_THE TASK_. Repeat exactly the lines running from the first line of the data to the line containing "minimum width=150pt, minimum", both ends included, and nothing else; drop the pictures.

_DATA_.

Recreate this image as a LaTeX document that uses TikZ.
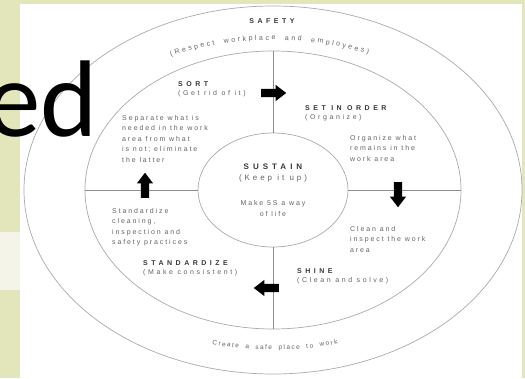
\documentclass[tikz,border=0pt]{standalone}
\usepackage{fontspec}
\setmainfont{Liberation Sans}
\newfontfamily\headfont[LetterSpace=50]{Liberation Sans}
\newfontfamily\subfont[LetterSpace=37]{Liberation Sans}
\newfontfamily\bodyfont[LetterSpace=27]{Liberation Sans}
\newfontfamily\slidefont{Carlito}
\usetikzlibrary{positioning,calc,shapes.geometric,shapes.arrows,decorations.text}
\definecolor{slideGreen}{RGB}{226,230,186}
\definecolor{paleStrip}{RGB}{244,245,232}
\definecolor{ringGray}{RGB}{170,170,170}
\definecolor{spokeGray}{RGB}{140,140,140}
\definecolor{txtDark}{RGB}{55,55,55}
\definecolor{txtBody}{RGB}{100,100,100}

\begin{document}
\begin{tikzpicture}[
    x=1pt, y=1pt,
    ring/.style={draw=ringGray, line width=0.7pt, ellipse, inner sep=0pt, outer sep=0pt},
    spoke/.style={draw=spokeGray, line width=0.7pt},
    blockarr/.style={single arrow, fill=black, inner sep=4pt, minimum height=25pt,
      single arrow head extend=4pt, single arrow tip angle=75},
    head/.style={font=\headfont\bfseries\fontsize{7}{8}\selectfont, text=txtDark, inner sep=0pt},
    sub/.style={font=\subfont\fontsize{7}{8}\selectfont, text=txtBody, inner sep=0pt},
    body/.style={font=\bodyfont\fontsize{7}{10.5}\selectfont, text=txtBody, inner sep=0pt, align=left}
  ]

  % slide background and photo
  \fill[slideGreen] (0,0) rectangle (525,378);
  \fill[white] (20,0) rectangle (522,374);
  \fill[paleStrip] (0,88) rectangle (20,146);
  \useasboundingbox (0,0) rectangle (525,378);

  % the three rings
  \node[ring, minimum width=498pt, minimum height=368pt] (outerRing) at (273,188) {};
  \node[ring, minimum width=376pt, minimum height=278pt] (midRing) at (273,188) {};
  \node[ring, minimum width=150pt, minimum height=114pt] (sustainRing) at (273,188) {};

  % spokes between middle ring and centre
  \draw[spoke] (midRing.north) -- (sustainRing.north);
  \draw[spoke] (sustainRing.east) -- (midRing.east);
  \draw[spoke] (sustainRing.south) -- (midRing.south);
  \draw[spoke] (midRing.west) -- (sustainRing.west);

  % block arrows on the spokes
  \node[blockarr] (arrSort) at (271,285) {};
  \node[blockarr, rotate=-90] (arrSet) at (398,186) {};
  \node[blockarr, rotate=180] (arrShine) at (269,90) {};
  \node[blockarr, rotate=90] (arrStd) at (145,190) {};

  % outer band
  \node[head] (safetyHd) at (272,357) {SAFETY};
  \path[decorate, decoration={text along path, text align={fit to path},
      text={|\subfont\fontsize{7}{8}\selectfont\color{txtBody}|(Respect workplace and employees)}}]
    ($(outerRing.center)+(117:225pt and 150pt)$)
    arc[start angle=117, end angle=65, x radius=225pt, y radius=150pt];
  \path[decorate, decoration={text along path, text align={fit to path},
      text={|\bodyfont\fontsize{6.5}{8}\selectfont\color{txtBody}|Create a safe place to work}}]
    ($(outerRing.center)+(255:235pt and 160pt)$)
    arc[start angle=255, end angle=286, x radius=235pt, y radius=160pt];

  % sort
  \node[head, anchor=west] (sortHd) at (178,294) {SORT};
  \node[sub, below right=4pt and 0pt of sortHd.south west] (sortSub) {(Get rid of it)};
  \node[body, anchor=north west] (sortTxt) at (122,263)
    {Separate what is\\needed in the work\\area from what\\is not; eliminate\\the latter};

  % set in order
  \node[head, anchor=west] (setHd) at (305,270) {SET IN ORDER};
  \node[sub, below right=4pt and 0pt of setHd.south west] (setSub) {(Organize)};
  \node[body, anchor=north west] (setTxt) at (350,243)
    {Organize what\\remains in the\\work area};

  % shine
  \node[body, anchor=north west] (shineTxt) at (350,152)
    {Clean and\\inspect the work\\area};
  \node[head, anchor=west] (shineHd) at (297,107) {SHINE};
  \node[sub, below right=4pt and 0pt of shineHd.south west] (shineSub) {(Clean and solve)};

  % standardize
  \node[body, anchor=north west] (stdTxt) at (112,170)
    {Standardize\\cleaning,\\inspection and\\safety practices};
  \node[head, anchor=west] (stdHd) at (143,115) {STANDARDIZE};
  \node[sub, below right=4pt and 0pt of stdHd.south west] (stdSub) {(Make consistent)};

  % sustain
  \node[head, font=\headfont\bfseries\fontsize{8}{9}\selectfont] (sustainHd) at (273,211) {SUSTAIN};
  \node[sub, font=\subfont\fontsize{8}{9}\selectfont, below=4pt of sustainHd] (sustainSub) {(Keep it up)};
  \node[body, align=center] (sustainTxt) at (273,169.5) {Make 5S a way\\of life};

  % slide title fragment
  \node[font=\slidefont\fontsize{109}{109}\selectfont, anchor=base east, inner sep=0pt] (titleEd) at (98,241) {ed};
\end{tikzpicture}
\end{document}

_FINAL RESULT_.
Recreate this image as a LaTeX document that uses TikZ.
\documentclass[tikz,border=0pt]{standalone}
\usepackage{fontspec}
\setmainfont{Liberation Sans}
\newfontfamily\headfont[LetterSpace=50]{Liberation Sans}
\newfontfamily\subfont[LetterSpace=37]{Liberation Sans}
\newfontfamily\bodyfont[LetterSpace=27]{Liberation Sans}
\newfontfamily\slidefont{Carlito}
\usetikzlibrary{positioning,calc,shapes.geometric,shapes.arrows,decorations.text}
\definecolor{slideGreen}{RGB}{226,230,186}
\definecolor{paleStrip}{RGB}{244,245,232}
\definecolor{ringGray}{RGB}{170,170,170}
\definecolor{spokeGray}{RGB}{140,140,140}
\definecolor{txtDark}{RGB}{55,55,55}
\definecolor{txtBody}{RGB}{100,100,100}

\begin{document}
\begin{tikzpicture}[
    x=1pt, y=1pt,
    ring/.style={draw=ringGray, line width=0.7pt, ellipse, inner sep=0pt, outer sep=0pt},
    spoke/.style={draw=spokeGray, line width=0.7pt},
    blockarr/.style={single arrow, fill=black, inner sep=4pt, minimum height=25pt,
      single arrow head extend=4pt, single arrow tip angle=75},
    head/.style={font=\headfont\bfseries\fontsize{7}{8}\selectfont, text=txtDark, inner sep=0pt},
    sub/.style={font=\subfont\fontsize{7}{8}\selectfont, text=txtBody, inner sep=0pt},
    body/.style={font=\bodyfont\fontsize{7}{10.5}\selectfont, text=txtBody, inner sep=0pt, align=left}
  ]

  % slide background and photo
  \fill[slideGreen] (0,0) rectangle (525,378);
  \fill[white] (20,0) rectangle (522,374);
  \fill[paleStrip] (0,88) rectangle (20,146);
  \useasboundingbox (0,0) rectangle (525,378);

  % the three rings
  \node[ring, minimum width=498pt, minimum height=368pt] (outerRing) at (273,188) {};
  \node[ring, minimum width=376pt, minimum height=278pt] (midRing) at (273,188) {};
  \node[ring, minimum width=150pt, minimum height=114pt] (sustainRing) at (273,188) {};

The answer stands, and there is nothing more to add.